School of Geography, Environment and Earth Sciences
- PhD in Geochemistry - University of Manchester, England (1969)
- BSc in Geology and Chemistry - McMaster University, Canada (1965)
Aqueous solutions occur ubiquitously throughout the Earth’s crust over a wide range of temperature and pressure and play a fundamental role in magmatism, metamorphism, tectonics and the formation of ore deposits. They discharge extensively on the ocean floor along mid-ocean ridges and ocean spreading centres as well as subaerially.
Together with volcanism, hydrothermal/geothermal fluids comprise the important mechanism by which the deep Earth communicates chemically with the Earth’s oceans, atmosphere and biosphere and are responsible for the transport enormous amounts of material throughout the crust. In addition to chemical components, they transport heat to the Earth’s surface and are responsible for about 20% of the heat loss of our cooling planet.
These hydrothermal electrolyte solutions are also fundamentally implicated in origin-of-life chemistry, especially in the warm biosphere of seafloor (and sub-seafloor) geothermal discharge environments.
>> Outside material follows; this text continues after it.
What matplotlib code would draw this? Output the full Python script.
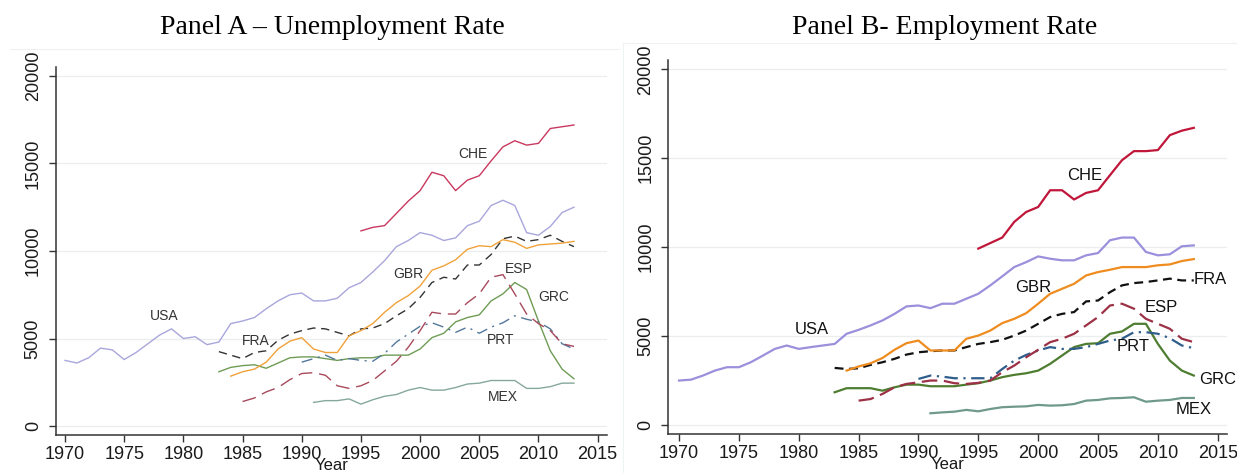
import numpy as np
import matplotlib
matplotlib.use("Agg")
import matplotlib.pyplot as plt
from matplotlib.lines import Line2D

plt.rcParams["font.family"] = ["Liberation Sans", "DejaVu Sans"]

# ---- Panel A: unemployment ----
years_a_usa = list(range(1970, 2014))
a_usa = [3750, 3600, 3900, 4450, 4350, 3800, 4200, 4700, 5200, 5550,
         5000, 5100, 4650, 4800, 5850, 6000, 6200, 6700, 7150, 7500,
         7600, 7150, 7150, 7300, 7900, 8200, 8800, 9450, 10250, 10600,
         11050, 10900, 10600, 10750, 11450, 11700, 12600, 12900, 12600, 11050,
         10900, 11400, 12200, 12500]
years_a_che = list(range(1995, 2014))
a_che = [11150, 11350, 11450, 12150, 12850, 13450, 14500, 14300, 13450, 14050,
         14300, 15150, 15950, 16300, 16050, 16150, 17000, 17100, 17200]
years_a_gbr = list(range(1984, 2014))
a_gbr = [2850, 3100, 3250, 3650, 4400, 4850, 5050, 4400, 4200, 4200,
         5150, 5450, 5850, 6500, 7050, 7450, 8000, 8900, 9150, 9500,
         10100, 10300, 10250, 10650, 10500, 10150, 10350, 10400, 10450, 10550]
years_a_fra = list(range(1983, 2014))
a_fra = [4250, 4050, 3850, 4200, 4300, 4900, 5250, 5450, 5600, 5550,
         5350, 5150, 5550, 5600, 5850, 6300, 6700, 7350, 8200, 8500,
         8400, 9200, 9200, 9800, 10700, 10850, 10550, 10650, 10900, 10550, 10250]
years_a_esp = list(range(1985, 2014))
a_esp = [1400, 1600, 1950, 2200, 2650, 3000, 3050, 2900, 2300, 2150,
         2300, 2600, 3150, 3700, 4500, 5450, 6500, 6400, 6400, 7050,
         7550, 8500, 8650, 7550, 6400, 5850, 5450, 4700, 4550]
years_a_grc = list(range(1983, 2014))
a_grc = [3100, 3350, 3450, 3500, 3300, 3600, 3900, 3950, 3950, 3850,
         3750, 3850, 3900, 3900, 4050, 4050, 4050, 4400, 5050, 5300,
         5950, 6200, 6350, 7150, 7550, 8200, 7800, 6000, 4300, 3250, 2700]
years_a_prt = list(range(1990, 2014))
a_prt = [3650, 3850, 4050, 3750, 3850, 3750, 3700, 4150, 4800, 5250,
         5700, 5900, 5650, 5350, 5650, 5300, 5650, 5900, 6300, 6100,
         5950, 5550, 4700, 4400]
years_a_mex = list(range(1991, 2014))
a_mex = [1350, 1450, 1450, 1550, 1250, 1500, 1700, 1800, 2050, 2200,
         2050, 2050, 2200, 2400, 2450, 2600, 2600, 2600, 2150, 2150,
         2250, 2450, 2450]

# ---- Panel B: employment ----
years_b_usa = list(range(1970, 2014))
b_usa = [2500, 2550, 2780, 3060, 3250, 3250, 3530, 3900, 4280, 4470,
         4280, 4380, 4470, 4560, 5130, 5350, 5600, 5880, 6250, 6670,
         6720, 6570, 6820, 6820, 7100, 7380, 7850, 8360, 8880, 9160,
         9480, 9350, 9260, 9260, 9540, 9670, 10390, 10540, 10540, 9730,
         9540, 9600, 10050, 10100]
years_b_che = list(range(1995, 2014))
b_che = [9920, 10230, 10540, 11420, 11980, 12260, 13200, 13200, 12680, 13050,
         13200, 14050, 14890, 15400, 15400, 15460, 16300, 16550, 16710]
years_b_gbr = list(range(1984, 2014))
b_gbr = [3060, 3290, 3470, 3770, 4230, 4600, 4750, 4190, 4190, 4190,
         4850, 5030, 5310, 5730, 5970, 6290, 6820, 7380, 7660, 7940,
         8410, 8600, 8730, 8880, 8880, 8880, 8980, 9030, 9220, 9330]
years_b_fra = list(range(1983, 2014))
b_fra = [3210, 3150, 3190, 3380, 3530, 3720, 3960, 4090, 4150, 4190,
         4190, 4380, 4560, 4660, 4790, 5030, 5310, 5690, 6070, 6250,
         6350, 6950, 7000, 7470, 7850, 7980, 8040, 8130, 8230, 8130, 8130]
years_b_esp = list(range(1985, 2014))
b_esp = [1370, 1460, 1750, 2120, 2310, 2400, 2500, 2500, 2350, 2310,
         2370, 2500, 2970, 3340, 3810, 4230, 4660, 4850, 5130, 5600,
         6070, 6720, 6820, 6540, 5970, 5690, 5410, 4850, 4660]
years_b_grc = list(range(1983, 2014))
b_grc = [1840, 2070, 2070, 2070, 1930, 2120, 2270, 2270, 2180, 2180,
         2180, 2270, 2350, 2500, 2690, 2820, 2910, 3060, 3440, 3910,
         4380, 4560, 4600, 5130, 5260, 5690, 5690, 4560, 3620, 3060, 2780]
years_b_prt = list(range(1990, 2014))
b_prt = [2590, 2780, 2720, 2630, 2630, 2630, 2630, 3150, 3620, 3940,
         4190, 4380, 4280, 4280, 4380, 4560, 4750, 4850, 5220, 5220,
         5130, 4880, 4470, 4320]
years_b_mex = list(range(1991, 2014))
b_mex = [660, 710, 750, 850, 770, 900, 1000, 1030, 1050, 1130,
         1090, 1110, 1180, 1370, 1410, 1500, 1520, 1560, 1310, 1370,
         1410, 1520, 1520]

xticks = [1970, 1975, 1980, 1985, 1990, 1995, 2000, 2005, 2010, 2015]
yticks = [0, 5000, 10000, 15000, 20000]

fig = plt.figure(figsize=(12.37, 4.73), dpi=100)

# faint frame lines around the two graph regions
fig.add_artist(Line2D([10 / 1237, 619 / 1237], [1 - 49 / 473] * 2, color="#eef1f1", lw=0.8))
fig.add_artist(Line2D([623 / 1237, 1237 / 1237], [1 - 43 / 473] * 2, color="#eef1f1", lw=0.8))
fig.add_artist(Line2D([623 / 1237] * 2, [0, 1 - 43 / 473], color="#eef3f3", lw=0.8))


def style_axes(ax, xlim, ylim):
    ax.set_xlim(*xlim)
    ax.set_ylim(*ylim)
    ax.set_xticks(xticks)
    ax.set_yticks(yticks)
    ax.set_yticklabels([str(v) for v in yticks], rotation=90, va="center")
    for side in ("top", "right"):
        ax.spines[side].set_visible(False)
    for side in ("left", "bottom"):
        ax.spines[side].set_color("#333333")
        ax.spines[side].set_linewidth(1.1)
    ax.tick_params(axis="both", direction="out", length=5, width=1.0,
                   color="#333333", labelsize=13, labelcolor="#1a1a1a")
    ax.tick_params(axis="x", pad=3)
    ax.tick_params(axis="y", pad=5)
    ax.grid(axis="y", color="#eaeeee", lw=0.9)
    ax.set_axisbelow(True)
    ax.set_xlabel("Year", fontsize=12, labelpad=-4, color="#1a1a1a")


# Panel A
ax1 = fig.add_axes([0.045, 0.0803, 0.4454, 0.7787])
style_axes(ax1, (1969.21, 2015.76), (-514, 20531))
lw_a = 1.0
ax1.plot(years_a_mex, a_mex, color="#86a89b", lw=lw_a)
ax1.plot(years_a_grc, a_grc, color="#6f9c55", lw=lw_a)
ax1.plot(years_a_prt, a_prt, color="#52779a", lw=lw_a, dashes=(8, 4, 1.5, 4))
ax1.plot(years_a_esp, a_esp, color="#a8495c", lw=lw_a, dashes=(10, 5))
ax1.plot(years_a_fra, a_fra, color="#333333", lw=lw_a, dashes=(6, 4))
ax1.plot(years_a_gbr, a_gbr, color="#f0a23a", lw=lw_a)
ax1.plot(years_a_usa, a_usa, color="#a9a6dc", lw=lw_a)
ax1.plot(years_a_che, a_che, color="#c9385f", lw=lw_a)

labels_a = [("CHE", 2004.5, 15520), ("USA", 1978.4, 6310), ("FRA", 1986.1, 4850),
            ("GBR", 1999.0, 8690), ("ESP", 2008.3, 8980), ("GRC", 2011.3, 7360),
            ("PRT", 2006.8, 4940), ("MEX", 2007.0, 1650)]
for name, x, y in labels_a:
    ax1.text(x, y, name, fontsize=10, color="#333333", ha="center", va="center")

fig.text(332 / 1237, 1 - 28 / 473, "Panel A – Unemployment Rate",
         family=["Liberation Serif", "DejaVu Serif"], fontsize=20,
         ha="center", va="center")

# Panel B
ax2 = fig.add_axes([0.5403, 0.0818, 0.4514, 0.7913])
style_axes(ax2, (1969.11, 2015.75), (-523, 20523))
lw_b = 1.6
ax2.plot(years_b_mex, b_mex, color="#6f998b", lw=lw_b)
ax2.plot(years_b_grc, b_grc, color="#4e7d30", lw=lw_b)
ax2.plot(years_b_prt, b_prt, color="#2f5d8c", lw=lw_b, dashes=(6, 2.5, 1, 2.5))
ax2.plot(years_b_esp, b_esp, color="#9c3146", lw=lw_b, dashes=(7, 3))
ax2.plot(years_b_fra, b_fra, color="#111111", lw=lw_b, dashes=(4, 2.5))
ax2.plot(years_b_gbr, b_gbr, color="#ef8c1f", lw=lw_b)
ax2.plot(years_b_usa, b_usa, color="#9a90dc", lw=lw_b)
ax2.plot(years_b_che, b_che, color="#c0163a", lw=lw_b)

labels_b = [("CHE", 2003.9, 14050, "center"), ("USA", 1981.1, 5350, "center"),
            ("GBR", 1999.6, 7720, "center"), ("FRA", 2013.0, 8190, "left"),
            ("ESP", 2010.3, 6630, "center"), ("PRT", 2007.9, 4430, "center"),
            ("GRC", 2015.0, 2550, "center"), ("MEX", 2013.0, 900, "center")]
for name, x, y, ha in labels_b:
    ax2.text(x, y, name, fontsize=12, color="#111111", ha=ha, va="center",
             clip_on=False)

fig.text(945 / 1237, 1 - 28 / 473, "Panel B- Employment Rate",
         family=["Liberation Serif", "DejaVu Serif"], fontsize=20,
         ha="center", va="center")

fig.savefig("out.png", dpi=100)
My research involves the study of the chemistry and geochemistry of aqueous fluids at elevated temperatures and pressures at conditions relevant to those found in the Earth’s crust. Of particular interest are metal complex and ion association equilibria, weak acid/base ionisation, ion hydration and water-cluster equilibria and biomolecule stability at extremes of temperature and pressure as well as volcanic gas chemistry and hydrothermal ore formation.